⟨

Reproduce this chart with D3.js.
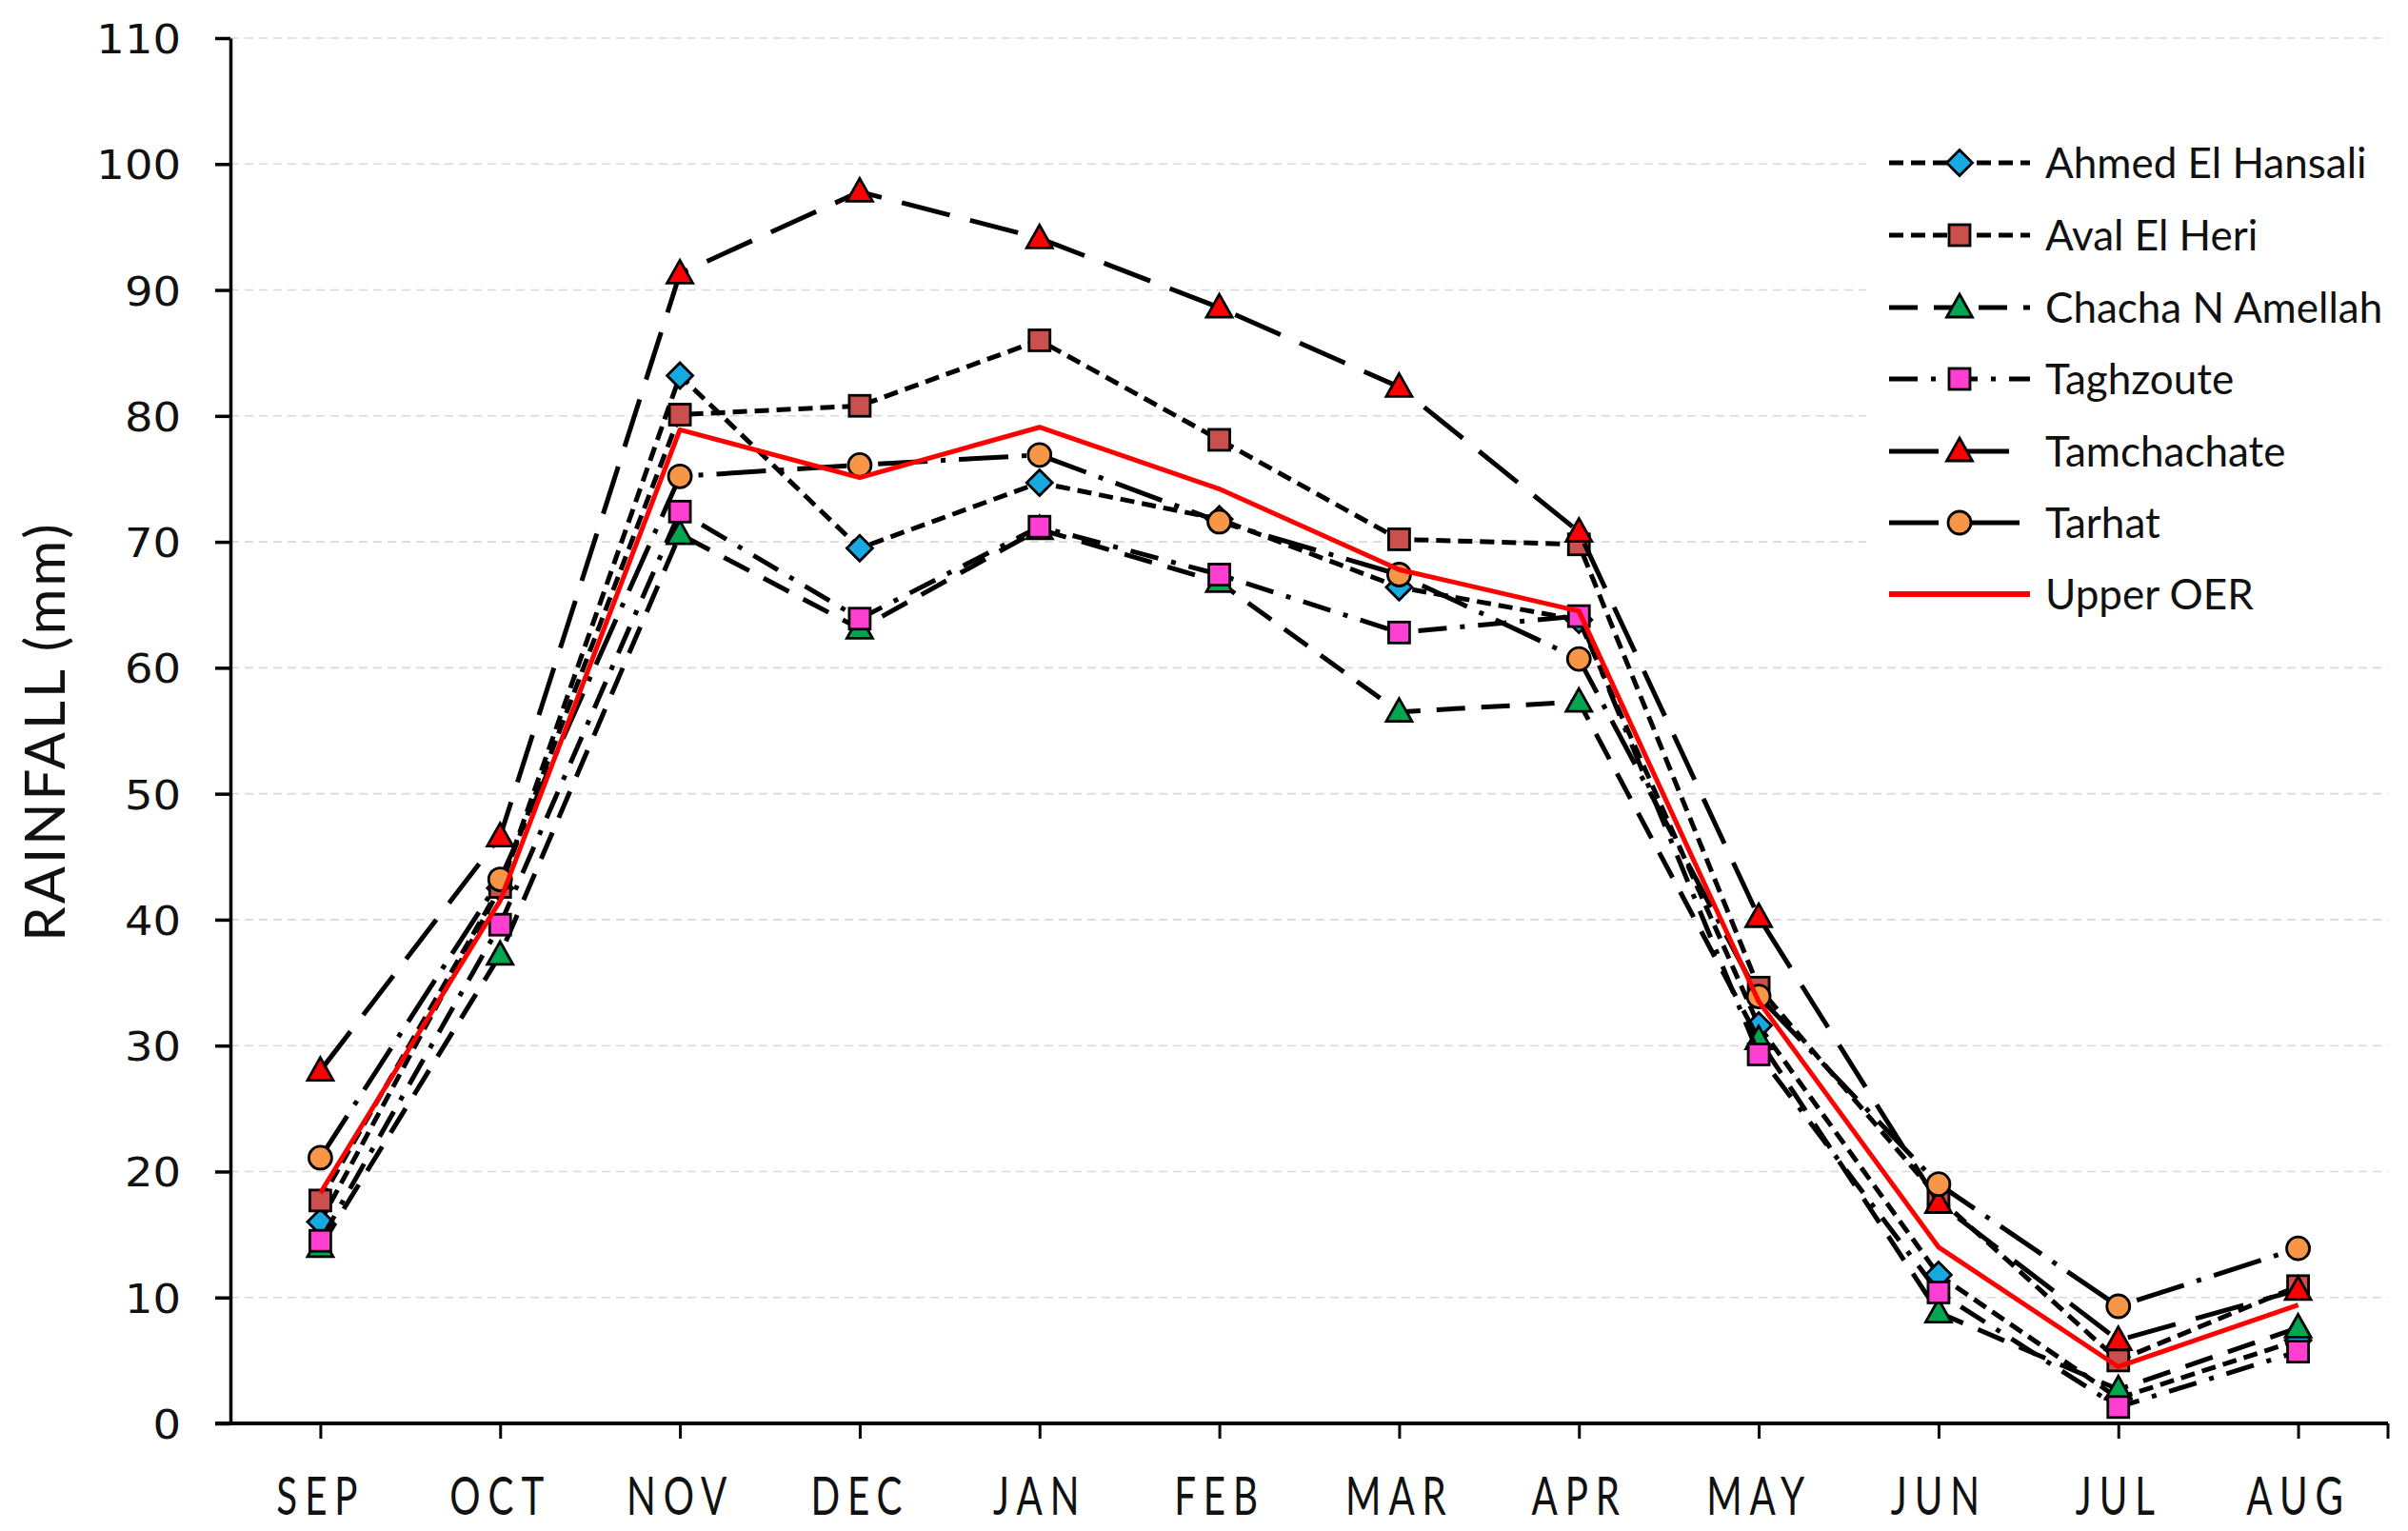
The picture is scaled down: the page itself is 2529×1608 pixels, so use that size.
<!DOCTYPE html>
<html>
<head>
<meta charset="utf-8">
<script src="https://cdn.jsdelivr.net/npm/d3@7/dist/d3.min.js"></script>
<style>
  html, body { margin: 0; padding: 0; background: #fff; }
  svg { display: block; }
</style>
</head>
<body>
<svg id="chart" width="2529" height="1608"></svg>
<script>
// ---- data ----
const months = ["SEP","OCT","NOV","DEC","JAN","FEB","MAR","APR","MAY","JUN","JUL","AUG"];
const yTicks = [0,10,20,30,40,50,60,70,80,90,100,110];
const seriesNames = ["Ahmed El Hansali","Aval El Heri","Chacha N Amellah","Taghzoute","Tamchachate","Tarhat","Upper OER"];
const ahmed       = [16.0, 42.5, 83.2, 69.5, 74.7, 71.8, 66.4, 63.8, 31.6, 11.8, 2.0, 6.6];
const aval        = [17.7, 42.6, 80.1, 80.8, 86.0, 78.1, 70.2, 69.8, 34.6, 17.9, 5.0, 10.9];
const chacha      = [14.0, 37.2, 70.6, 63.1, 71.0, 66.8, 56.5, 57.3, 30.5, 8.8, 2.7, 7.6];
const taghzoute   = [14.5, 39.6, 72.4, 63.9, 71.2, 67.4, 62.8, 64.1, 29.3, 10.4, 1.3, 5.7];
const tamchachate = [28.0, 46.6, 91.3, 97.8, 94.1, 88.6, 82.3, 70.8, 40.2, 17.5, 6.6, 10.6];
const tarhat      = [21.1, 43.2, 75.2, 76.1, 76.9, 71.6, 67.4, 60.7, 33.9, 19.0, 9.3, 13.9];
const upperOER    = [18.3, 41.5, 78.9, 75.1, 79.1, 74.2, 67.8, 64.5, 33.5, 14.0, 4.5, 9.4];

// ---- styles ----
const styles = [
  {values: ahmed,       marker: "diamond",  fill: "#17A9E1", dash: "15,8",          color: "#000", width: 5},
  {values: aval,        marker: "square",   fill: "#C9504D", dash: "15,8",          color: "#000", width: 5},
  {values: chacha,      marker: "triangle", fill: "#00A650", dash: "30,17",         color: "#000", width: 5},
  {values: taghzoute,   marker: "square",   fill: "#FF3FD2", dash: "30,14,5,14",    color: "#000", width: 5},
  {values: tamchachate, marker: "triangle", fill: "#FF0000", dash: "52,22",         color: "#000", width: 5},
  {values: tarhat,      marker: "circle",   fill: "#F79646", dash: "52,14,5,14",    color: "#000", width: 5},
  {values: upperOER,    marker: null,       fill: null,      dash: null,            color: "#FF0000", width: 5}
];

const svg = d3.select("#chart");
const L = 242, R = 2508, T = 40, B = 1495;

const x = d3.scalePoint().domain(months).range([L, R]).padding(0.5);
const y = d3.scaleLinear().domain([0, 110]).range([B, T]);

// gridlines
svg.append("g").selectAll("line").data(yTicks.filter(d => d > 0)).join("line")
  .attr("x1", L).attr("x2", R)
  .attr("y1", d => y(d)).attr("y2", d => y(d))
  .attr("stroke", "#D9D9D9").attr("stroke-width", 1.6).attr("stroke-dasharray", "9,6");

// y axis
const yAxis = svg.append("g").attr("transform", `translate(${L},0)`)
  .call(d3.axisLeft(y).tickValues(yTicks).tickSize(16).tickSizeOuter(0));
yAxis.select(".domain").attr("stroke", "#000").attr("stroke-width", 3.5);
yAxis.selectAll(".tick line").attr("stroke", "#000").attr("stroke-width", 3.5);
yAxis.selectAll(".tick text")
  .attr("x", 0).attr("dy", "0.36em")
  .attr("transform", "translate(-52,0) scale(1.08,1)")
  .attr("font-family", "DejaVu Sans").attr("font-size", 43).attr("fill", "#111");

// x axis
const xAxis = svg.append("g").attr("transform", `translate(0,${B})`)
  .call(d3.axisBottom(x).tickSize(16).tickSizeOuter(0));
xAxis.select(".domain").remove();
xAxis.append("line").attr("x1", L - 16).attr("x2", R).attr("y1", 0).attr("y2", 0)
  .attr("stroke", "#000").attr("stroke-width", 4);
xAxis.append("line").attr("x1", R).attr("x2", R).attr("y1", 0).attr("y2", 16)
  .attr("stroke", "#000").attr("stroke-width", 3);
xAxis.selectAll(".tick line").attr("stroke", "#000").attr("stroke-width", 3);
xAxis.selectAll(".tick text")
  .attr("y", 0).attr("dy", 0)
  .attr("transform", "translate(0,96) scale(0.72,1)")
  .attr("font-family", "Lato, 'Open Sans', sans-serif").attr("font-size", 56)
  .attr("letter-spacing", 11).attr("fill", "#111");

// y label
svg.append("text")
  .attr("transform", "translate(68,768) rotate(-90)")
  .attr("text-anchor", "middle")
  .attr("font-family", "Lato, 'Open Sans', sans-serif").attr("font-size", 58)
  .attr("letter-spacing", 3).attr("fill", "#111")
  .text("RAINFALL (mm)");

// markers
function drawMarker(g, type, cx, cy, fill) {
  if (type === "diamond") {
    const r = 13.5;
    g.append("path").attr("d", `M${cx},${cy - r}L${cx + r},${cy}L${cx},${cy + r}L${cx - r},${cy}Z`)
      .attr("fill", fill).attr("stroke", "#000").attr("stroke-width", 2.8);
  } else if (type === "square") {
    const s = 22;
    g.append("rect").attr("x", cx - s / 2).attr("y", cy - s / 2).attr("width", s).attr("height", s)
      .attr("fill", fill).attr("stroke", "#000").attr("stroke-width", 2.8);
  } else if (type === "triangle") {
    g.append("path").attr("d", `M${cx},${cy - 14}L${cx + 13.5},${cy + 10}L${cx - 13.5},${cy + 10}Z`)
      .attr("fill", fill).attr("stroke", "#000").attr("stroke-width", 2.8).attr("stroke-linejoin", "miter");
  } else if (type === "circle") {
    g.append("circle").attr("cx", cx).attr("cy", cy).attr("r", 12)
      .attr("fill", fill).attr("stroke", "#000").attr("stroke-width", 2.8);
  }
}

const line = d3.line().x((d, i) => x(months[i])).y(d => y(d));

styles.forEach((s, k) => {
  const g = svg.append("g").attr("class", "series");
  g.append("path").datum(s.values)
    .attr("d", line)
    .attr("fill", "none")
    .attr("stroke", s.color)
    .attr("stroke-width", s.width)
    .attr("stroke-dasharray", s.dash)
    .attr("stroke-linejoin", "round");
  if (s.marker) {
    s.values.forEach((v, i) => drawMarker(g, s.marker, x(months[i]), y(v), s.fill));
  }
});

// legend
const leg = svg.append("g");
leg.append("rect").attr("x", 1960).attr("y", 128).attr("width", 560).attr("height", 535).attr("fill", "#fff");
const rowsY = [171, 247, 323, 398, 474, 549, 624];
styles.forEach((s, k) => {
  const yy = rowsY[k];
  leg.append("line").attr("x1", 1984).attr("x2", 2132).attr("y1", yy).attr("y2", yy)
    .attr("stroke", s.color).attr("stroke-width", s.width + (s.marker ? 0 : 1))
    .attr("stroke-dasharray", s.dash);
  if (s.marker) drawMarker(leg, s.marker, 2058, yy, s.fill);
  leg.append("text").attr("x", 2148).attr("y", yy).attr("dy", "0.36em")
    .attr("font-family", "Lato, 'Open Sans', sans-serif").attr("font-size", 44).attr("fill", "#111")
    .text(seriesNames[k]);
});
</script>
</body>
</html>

⟩

Retype the listing exactly. Pictures do not belong in the copy.

## Answer
Reproduce this chart with D3.js.
The picture is scaled down: the page itself is 2529×1608 pixels, so use that size.
<!DOCTYPE html>
<html>
<head>
<meta charset="utf-8">
<script src="https://cdn.jsdelivr.net/npm/d3@7/dist/d3.min.js"></script>
<style>
  html, body { margin: 0; padding: 0; background: #fff; }
  svg { display: block; }
</style>
</head>
<body>
<svg id="chart" width="2529" height="1608"></svg>
<script>
// ---- data ----
const months = ["SEP","OCT","NOV","DEC","JAN","FEB","MAR","APR","MAY","JUN","JUL","AUG"];
const yTicks = [0,10,20,30,40,50,60,70,80,90,100,110];
const seriesNames = ["Ahmed El Hansali","Aval El Heri","Chacha N Amellah","Taghzoute","Tamchachate","Tarhat","Upper OER"];
const ahmed       = [16.0, 42.5, 83.2, 69.5, 74.7, 71.8, 66.4, 63.8, 31.6, 11.8, 2.0, 6.6];
const aval        = [17.7, 42.6, 80.1, 80.8, 86.0, 78.1, 70.2, 69.8, 34.6, 17.9, 5.0, 10.9];
const chacha      = [14.0, 37.2, 70.6, 63.1, 71.0, 66.8, 56.5, 57.3, 30.5, 8.8, 2.7, 7.6];
const taghzoute   = [14.5, 39.6, 72.4, 63.9, 71.2, 67.4, 62.8, 64.1, 29.3, 10.4, 1.3, 5.7];
const tamchachate = [28.0, 46.6, 91.3, 97.8, 94.1, 88.6, 82.3, 70.8, 40.2, 17.5, 6.6, 10.6];
const tarhat      = [21.1, 43.2, 75.2, 76.1, 76.9, 71.6, 67.4, 60.7, 33.9, 19.0, 9.3, 13.9];
const upperOER    = [18.3, 41.5, 78.9, 75.1, 79.1, 74.2, 67.8, 64.5, 33.5, 14.0, 4.5, 9.4];

// ---- styles ----
const styles = [
  {values: ahmed,       marker: "diamond",  fill: "#17A9E1", dash: "15,8",          color: "#000", width: 5},
  {values: aval,        marker: "square",   fill: "#C9504D", dash: "15,8",          color: "#000", width: 5},
  {values: chacha,      marker: "triangle", fill: "#00A650", dash: "30,17",         color: "#000", width: 5},
  {values: taghzoute,   marker: "square",   fill: "#FF3FD2", dash: "30,14,5,14",    color: "#000", width: 5},
  {values: tamchachate, marker: "triangle", fill: "#FF0000", dash: "52,22",         color: "#000", width: 5},
  {values: tarhat,      marker: "circle",   fill: "#F79646", dash: "52,14,5,14",    color: "#000", width: 5},
  {values: upperOER,    marker: null,       fill: null,      dash: null,            color: "#FF0000", width: 5}
];

const svg = d3.select("#chart");
const L = 242, R = 2508, T = 40, B = 1495;

const x = d3.scalePoint().domain(months).range([L, R]).padding(0.5);
const y = d3.scaleLinear().domain([0, 110]).range([B, T]);

// gridlines
svg.append("g").selectAll("line").data(yTicks.filter(d => d > 0)).join("line")
  .attr("x1", L).attr("x2", R)
  .attr("y1", d => y(d)).attr("y2", d => y(d))
  .attr("stroke", "#D9D9D9").attr("stroke-width", 1.6).attr("stroke-dasharray", "9,6");

// y axis
const yAxis = svg.append("g").attr("transform", `translate(${L},0)`)
  .call(d3.axisLeft(y).tickValues(yTicks).tickSize(16).tickSizeOuter(0));
yAxis.select(".domain").attr("stroke", "#000").attr("stroke-width", 3.5);
yAxis.selectAll(".tick line").attr("stroke", "#000").attr("stroke-width", 3.5);
yAxis.selectAll(".tick text")
  .attr("x", 0).attr("dy", "0.36em")
  .attr("transform", "translate(-52,0) scale(1.08,1)")
  .attr("font-family", "DejaVu Sans").attr("font-size", 43).attr("fill", "#111");

// x axis
const xAxis = svg.append("g").attr("transform", `translate(0,${B})`)
  .call(d3.axisBottom(x).tickSize(16).tickSizeOuter(0));
xAxis.select(".domain").remove();
xAxis.append("line").attr("x1", L - 16).attr("x2", R).attr("y1", 0).attr("y2", 0)
  .attr("stroke", "#000").attr("stroke-width", 4);
xAxis.append("line").attr("x1", R).attr("x2", R).attr("y1", 0).attr("y2", 16)
  .attr("stroke", "#000").attr("stroke-width", 3);
xAxis.selectAll(".tick line").attr("stroke", "#000").attr("stroke-width", 3);
xAxis.selectAll(".tick text")
  .attr("y", 0).attr("dy", 0)
  .attr("transform", "translate(0,96) scale(0.72,1)")
  .attr("font-family", "Lato, 'Open Sans', sans-serif").attr("font-size", 56)
  .attr("letter-spacing", 11).attr("fill", "#111");

// y label
svg.append("text")
  .attr("transform", "translate(68,768) rotate(-90)")
  .attr("text-anchor", "middle")
  .attr("font-family", "Lato, 'Open Sans', sans-serif").attr("font-size", 58)
  .attr("letter-spacing", 3).attr("fill", "#111")
  .text("RAINFALL (mm)");

// markers
function drawMarker(g, type, cx, cy, fill) {
  if (type === "diamond") {
    const r = 13.5;
    g.append("path").attr("d", `M${cx},${cy - r}L${cx + r},${cy}L${cx},${cy + r}L${cx - r},${cy}Z`)
      .attr("fill", fill).attr("stroke", "#000").attr("stroke-width", 2.8);
  } else if (type === "square") {
    const s = 22;
    g.append("rect").attr("x", cx - s / 2).attr("y", cy - s / 2).attr("width", s).attr("height", s)
      .attr("fill", fill).attr("stroke", "#000").attr("stroke-width", 2.8);
  } else if (type === "triangle") {
    g.append("path").attr("d", `M${cx},${cy - 14}L${cx + 13.5},${cy + 10}L${cx - 13.5},${cy + 10}Z`)
      .attr("fill", fill).attr("stroke", "#000").attr("stroke-width", 2.8).attr("stroke-linejoin", "miter");
  } else if (type === "circle") {
    g.append("circle").attr("cx", cx).attr("cy", cy).attr("r", 12)
      .attr("fill", fill).attr("stroke", "#000").attr("stroke-width", 2.8);
  }
}

const line = d3.line().x((d, i) => x(months[i])).y(d => y(d));

styles.forEach((s, k) => {
  const g = svg.append("g").attr("class", "series");
  g.append("path").datum(s.values)
    .attr("d", line)
    .attr("fill", "none")
    .attr("stroke", s.color)
    .attr("stroke-width", s.width)
    .attr("stroke-dasharray", s.dash)
    .attr("stroke-linejoin", "round");
  if (s.marker) {
    s.values.forEach((v, i) => drawMarker(g, s.marker, x(months[i]), y(v), s.fill));
  }
});

// legend
const leg = svg.append("g");
leg.append("rect").attr("x", 1960).attr("y", 128).attr("width", 560).attr("height", 535).attr("fill", "#fff");
const rowsY = [171, 247, 323, 398, 474, 549, 624];
styles.forEach((s, k) => {
  const yy = rowsY[k];
  leg.append("line").attr("x1", 1984).attr("x2", 2132).attr("y1", yy).attr("y2", yy)
    .attr("stroke", s.color).attr("stroke-width", s.width + (s.marker ? 0 : 1))
    .attr("stroke-dasharray", s.dash);
  if (s.marker) drawMarker(leg, s.marker, 2058, yy, s.fill);
  leg.append("text").attr("x", 2148).attr("y", yy).attr("dy", "0.36em")
    .attr("font-family", "Lato, 'Open Sans', sans-serif").attr("font-size", 44).attr("fill", "#111")
    .text(seriesNames[k]);
});
</script>
</body>
</html>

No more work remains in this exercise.